In an exclusive chat with Now To Love, experts Mel Schilling, John Aitken and Alessandra Rampolla set the record straight on those frequently asked questions from if they really pick out all the couples to if the show is scripted plus, which MAFS moments still floor them to this day.
Even casual viewers of MAFS would know that the franchise dishes out more shocking and chaotic moments than perhaps any other reality show - and it's not just the audience who audibly gasps at what plays out on screen.
After being involved in nine seasons of the experiment, Mel reveals her most shocking experience was the criticism she received after calling out Bronson Norrish for calling his wife Ines Basic a "c—t."
"That's probably resulted in the biggest backlash against me so that was very shocking. It's not what we expected," she says."Even the producers were saying 'this is going to be a great moment for women because you're calling out a man's behaviour'. But of course I didn't know what was going on behind the scenes."
As fans will remember, Mel called out Bronson at a season six commitment ceremony, telling him: "A tip from me to you: Don't use language like that if you want any chance of a relationship."
But unbeknownst to Mel, Bronson's remarks over Ines came after he reached his breaking point following a barrage of abuse from Ines.
A petition was subsequently set up, with 60,000 people calling for Mel to be sacked and claiming she "displayed sexism."
Meanwhile, John teases that an incident on the upcoming season, which airs next Monday, is an "all-time shocker".
When asked the age-old question of if the show is scripted, the experts also shut down the common assertion.
"Do you think we could script this stuff?!" Mel laughs. "We get this line every year. That is one of the very common responses. It's a very polarising show.
"People have strong reactions to the show and I think when people watch something playing out on screen and it's confronting or triggering them or reminding them of perhaps their own relationship then it's a very natural response to push away and to criticise."
Mel also slams rumours that the MAFS producers don't allow the contestants to walk away from the show if they want.
"They all have choice. We're not holding anyone captive!" she says adamantly.
"When people come out of the experiment and they see themselves on tele and perhaps don't like what they see it's very natural for them to become defensive and to look for ways to explain away their behaviour and that's one of them. We've heard it all!"
When it comes to how much say the producers have in pairing couples, Mel reveals "it's a really collaborative process."
"We will have a say and we bring all that information together and we make a decision on the whole," she says.
"You've got the three of us bringing in our own assessments and our own specialities but then we have the producers involved as well in terms of what's going to work for the experiment."
Sexologist Alessandra, who joined the experts last season, adds: "We certainly discuss, talk about pros and cons.
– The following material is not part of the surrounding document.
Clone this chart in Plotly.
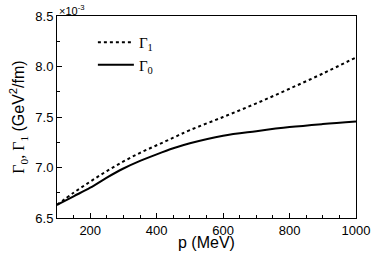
import plotly.graph_objects as go

p_mev = [100, 150, 200, 250, 300, 350, 400, 450, 500, 600, 700, 800, 900, 1000]
gamma0 = [6.63, 6.715, 6.80, 6.90, 6.99, 7.065, 7.13, 7.19, 7.24, 7.315, 7.36, 7.40, 7.43, 7.455]
gamma1 = [6.63, 6.75, 6.86, 6.965, 7.06, 7.145, 7.22, 7.295, 7.37, 7.50, 7.635, 7.78, 7.93, 8.09]

x_ticks = [200, 400, 600, 800, 1000]
y_ticks = [6.5, 7.0, 7.5, 8.0, 8.5]
y_tick_labels = ["6.5", "7.0", "7.5", "8.0", "8.5"]

serif = "Liberation Serif"
sans = "Liberation Sans"

fig = go.Figure()
fig.add_trace(go.Scatter(
    x=p_mev, y=gamma1, mode="lines", name="Γ<sub>1</sub>",
    line=dict(color="black", width=2, dash="dot", shape="spline"),
))
fig.add_trace(go.Scatter(
    x=p_mev, y=gamma0, mode="lines", name="Γ<sub>0</sub>",
    line=dict(color="black", width=2, shape="spline"),
))

axis_common = dict(
    showline=True, linecolor="black", linewidth=1, mirror=True,
    ticks="inside", ticklen=5, tickcolor="black", tickwidth=1,
    showgrid=False, zeroline=False, automargin=False,
    tickfont=dict(family=sans, size=13, color="black"),
)

fig.update_xaxes(
    range=[100, 1000], tickvals=x_ticks,
    minor=dict(dtick=50, tick0=0, ticks="inside", ticklen=3, tickcolor="black", showgrid=False),
    **axis_common,
)
fig.update_yaxes(
    range=[6.5, 8.5], tickvals=y_ticks, ticktext=y_tick_labels,
    minor=dict(dtick=0.25, tick0=6.5, ticks="inside", ticklen=3, tickcolor="black", showgrid=False),
    title=dict(
        text="<span style='font-family:Liberation Serif'>Γ<sub>0</sub>, Γ<sub>1</sub></span> (GeV<sup>2</sup>/fm)",
        font=dict(family=sans, size=16, color="black"), standoff=6),
    **axis_common,
)

fig.add_annotation(
    text="p (MeV)", xref="paper", yref="paper", x=0.5, y=0,
    xanchor="center", yanchor="top", showarrow=False,
    font=dict(family=sans, size=16, color="black"), yshift=-14,
)

fig.add_annotation(
    text="×10<sup>-3</sup>", xref="paper", yref="paper", x=0, y=1,
    xanchor="left", yanchor="bottom", showarrow=False,
    font=dict(family=sans, size=11, color="black"), yshift=-3,
)

fig.update_layout(
    width=374, height=253,
    margin=dict(l=57, r=18, t=16, b=35, autoexpand=False),
    paper_bgcolor="white", plot_bgcolor="white",
    showlegend=True,
    legend=dict(
        x=0.12, y=0.95, xanchor="left", yanchor="top",
        bgcolor="rgba(0,0,0,0)",
        font=dict(family=serif, size=15, color="black"),
        tracegroupgap=0, itemwidth=36,
    ),
)

fig.write_html(
    "out.html",
    config={"displayModeBar": False},
    post_script="document.body.style.margin='0';document.body.style.overflow='hidden';",
)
I think it's rare when everybody 100 per cent [agrees]. But it's certainly a consensus."
When it comes to MAFS couples from seasons past whose relationships have thrived in the real world, the experts say they're equal parts unsurprised and chuffed.
John says Michael Brunelli and Martha Kalifatidis' recent engagement, two years after meeting on the show, didn't come as a shock to him.
"Martha and Michael were a strong match right from the word go. [They're a] very glamorous, Hollywood sort of couple. Different cultures but strong family values. Both of them are ridiculously good looking so it all kind of worked well," he says.
"They had their own approach to the experiment and they took their loyalty from the experiment and brought it into the real world. And they've just gone from strength to strength. I'm not surprised because at the end of the day the experiment can work for people."